Representations or analogues of one or more of the nine Muses of Greek mythology have appeared in many different modern fictional works.

The list of Muses comprises:

 Calliope, the Muse of epic poetry 
 Clio, the Muse of history
 Erato, the Muse of love poetry
 Euterpe, the Muse of music
 Melpomene, the Muse of tragedy
 Polyhymnia, the Muse of hymns
 Terpsichore, the Muse of dance
 Thalia, the Muse of comedy
 Urania/Ourania, the Muse of astronomy

The Nine Muses

Literature
 The Muses are mentioned several times throughout Rick Riordan's mythological series: Percy Jackson and the Olympians, Heroes of Olympus and The Trials of Apollo.

Popular music
In 2010, a South Korean all-female idol group debuted under the name 'Nine Muses'.

Film and television
In the anime series Love Live!
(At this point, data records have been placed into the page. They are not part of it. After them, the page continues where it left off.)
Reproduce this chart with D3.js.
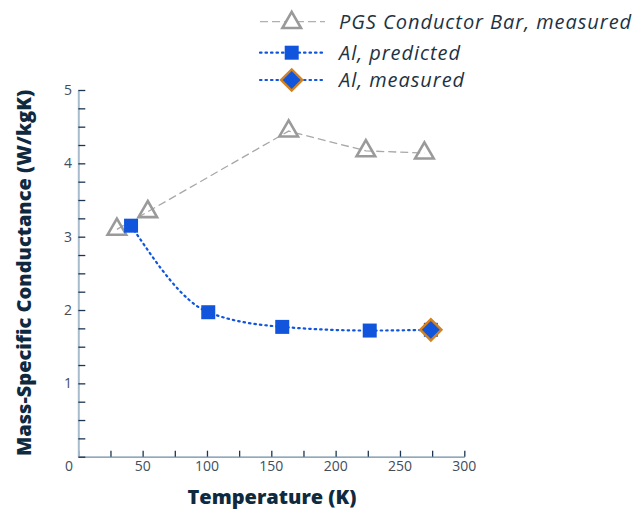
<!DOCTYPE html>
<html><head><meta charset="utf-8">
<script src="https://cdn.jsdelivr.net/npm/d3@7"></script>
<style>body{margin:0;background:#fff}svg{display:block}</style>
</head><body>
<svg id="c" width="636" height="512"></svg>
<script>
const pgsT = [30, 54, 163.5, 223.5, 269];
const pgsV = [3.10, 3.34, 4.44, 4.17, 4.14];
const alPredT = [41, 101, 158.5, 226.5, 274];
const alPredV = [3.15, 1.97, 1.77, 1.72, 1.73];
const alMeasT = [274];
const alMeasV = [1.73];
const xTicks = [0, 50, 100, 150, 200, 250, 300];
const yTicks = [1, 2, 3, 4, 5];
const legendLabels = ["PGS Conductor Bar, measured", "Al, predicted", "Al, measured"];

const svg = d3.select("#c");
const font = "'Open Sans', Lato, sans-serif";
const x = d3.scaleLinear().domain([0, 300]).range([78.3, 464.3]);
const y = d3.scaleLinear().domain([0, 5]).range([456.7, 90]);

// axes
const gx = svg.append("g").attr("transform", `translate(0,${y(0)})`)
  .call(d3.axisBottom(x).tickValues(d3.range(0, 301, 25)).tickSizeInner(-6).tickSizeOuter(0).tickFormat(""));
gx.select(".domain").attr("stroke", "#6f8ba6").attr("stroke-width", 1.3);
gx.selectAll(".tick line").attr("stroke", "#1b3552").attr("stroke-width", 1.3);
const gy = svg.append("g").attr("transform", `translate(${x(0)},0)`)
  .call(d3.axisLeft(y).tickValues(d3.range(0, 5.01, 0.25)).tickSizeInner(-7).tickSizeOuter(0).tickFormat(""));
gy.select(".domain").attr("stroke", "#a9bccd").attr("stroke-width", 2);
gy.selectAll(".tick line").attr("stroke", "#1b3552").attr("stroke-width", 1.3);

const labCol = "#3f4e5b";
svg.append("g").selectAll("text").data(xTicks.filter(d => d > 0)).join("text")
  .attr("x", d => x(d)).attr("y", 471).attr("text-anchor", "middle")
  .attr("font-family", font).attr("font-size", 14).attr("fill", labCol).text(d => d);
svg.append("g").selectAll("text").data(yTicks).join("text")
  .attr("x", 72).attr("y", d => y(d) + 5).attr("text-anchor", "end")
  .attr("font-family", font).attr("font-size", 14).attr("fill", labCol).text(d => d);
svg.append("text").attr("x", 69).attr("y", 471).attr("text-anchor", "middle")
  .attr("font-family", font).attr("font-size", 14).attr("fill", labCol).text("0");

// titles
svg.append("text").attr("x", 272).attr("y", 504).attr("text-anchor", "middle")
  .attr("font-family", font).attr("font-weight", 800).attr("font-size", 20).attr("fill", "#0f2a3f")
  .text("Temperature (K)");
svg.append("text").attr("transform", "translate(31,273) rotate(-90)").attr("text-anchor", "middle")
  .attr("font-family", font).attr("font-weight", 800).attr("font-size", 20).attr("fill", "#0f2a3f")
  .text("Mass-Specific Conductance (W/kgK)");

const grey = "#9a9a9a", blue = "#1155dd", orange = "#d4821e";
const tri = d3.symbol().type(d3.symbolTriangle).size(150);
const sq = d3.symbol().type(d3.symbolSquare).size(196);
const dia = d3.symbol().type(d3.symbolSquare).size(225);

// PGS
const pgs = pgsT.map((t, i) => [t, pgsV[i]]);
svg.append("path").datum(pgs).attr("fill", "none").attr("stroke", "#a8a8a8").attr("stroke-width", 1.3)
  .attr("stroke-dasharray", "8,4").attr("d", d3.line().x(d => x(d[0])).y(d => y(d[1])));
svg.append("g").selectAll("path").data(pgs).join("path")
  .attr("transform", d => `translate(${x(d[0])},${y(d[1])})`).attr("d", tri)
  .attr("fill", "none").attr("stroke", grey).attr("stroke-width", 2.6);

// Al predicted
const alp = alPredT.map((t, i) => [t, alPredV[i]]);
svg.append("path").datum(alp).attr("fill", "none").attr("stroke", blue).attr("stroke-width", 2.2)
  .attr("stroke-dasharray", "1.5,4").attr("stroke-linecap", "round")
  .attr("d", d3.line().curve(d3.curveMonotoneX).x(d => x(d[0])).y(d => y(d[1])));
svg.append("g").selectAll("path").data(alp).join("path")
  .attr("transform", d => `translate(${x(d[0])},${y(d[1])})`).attr("d", sq).attr("fill", blue);

// Al measured
const alm = alMeasT.map((t, i) => [t, alMeasV[i]]);
svg.append("g").selectAll("path").data(alm).join("path")
  .attr("transform", d => `translate(${x(d[0])},${y(d[1])}) rotate(45)`).attr("d", dia)
  .attr("fill", blue).attr("stroke", orange).attr("stroke-width", 2.4);

// legend
const lg = svg.append("g");
const rows = [21.7, 52.7, 80];
legendLabels.forEach((lab, i) => {
  const yy = rows[i];
  const l = lg.append("line").attr("x1", 260).attr("x2", 325).attr("y1", yy).attr("y2", yy);
  if (i === 0) l.attr("stroke", "#b0b0b0").attr("stroke-width", 1.3).attr("stroke-dasharray", "8,4");
  else l.attr("stroke", blue).attr("stroke-width", 2.2).attr("stroke-dasharray", "1.5,4").attr("stroke-linecap", "round");
  const m = lg.append("path").attr("transform", `translate(291.7,${yy + (i === 0 ? 1 : 0)})${i === 2 ? " rotate(45)" : ""}`);
  if (i === 0) m.attr("d", tri).attr("fill", "#fff").attr("stroke", grey).attr("stroke-width", 2.6);
  else if (i === 1) m.attr("d", sq).attr("fill", blue);
  else m.attr("d", dia).attr("fill", blue).attr("stroke", orange).attr("stroke-width", 2.4);
  lg.append("text").attr("x", 339).attr("y", yy + 7).attr("font-family", font).attr("font-style", "italic")
    .attr("font-size", 20).attr("letter-spacing", 0.95).attr("fill", "#1d3344").text(lab);
});
</script>
</body></html>
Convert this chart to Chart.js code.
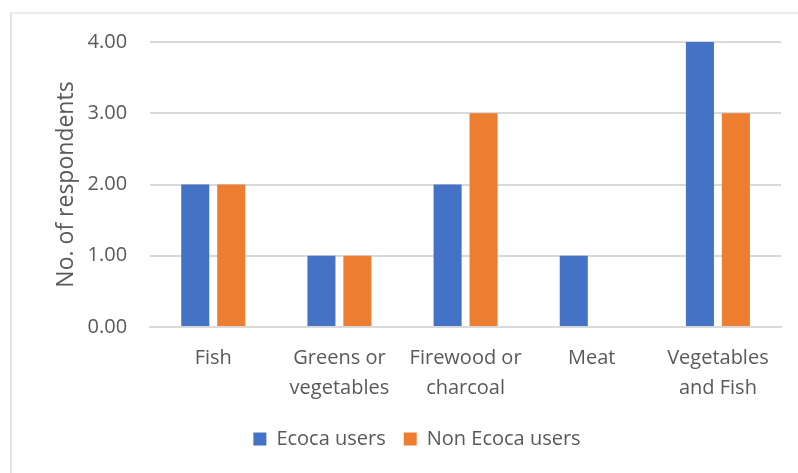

School Idol Project, the musical group, μ's, is named after the Muses, and there are nine members, just as there are nine Muses.
In the anime series Kiddy Grade, several sister ships to those of the main characters are named for Muses including Calliope, Clio, Terpsichore, Erato, Euterpe, Thalia, and Polyhymnia.
 In the 2017 film Muse, a writer is inspired by several Muses.
 In the writing of the 2019 film Uncut Gems, Julia Fox was Josh Safdie's muse.
 In "Muse to My Ear", a 2001 season 4 episode of the television supernatural drama Charmed, the Charmed Ones must protect the Muses from a warlock who is trapping them into a magical ring.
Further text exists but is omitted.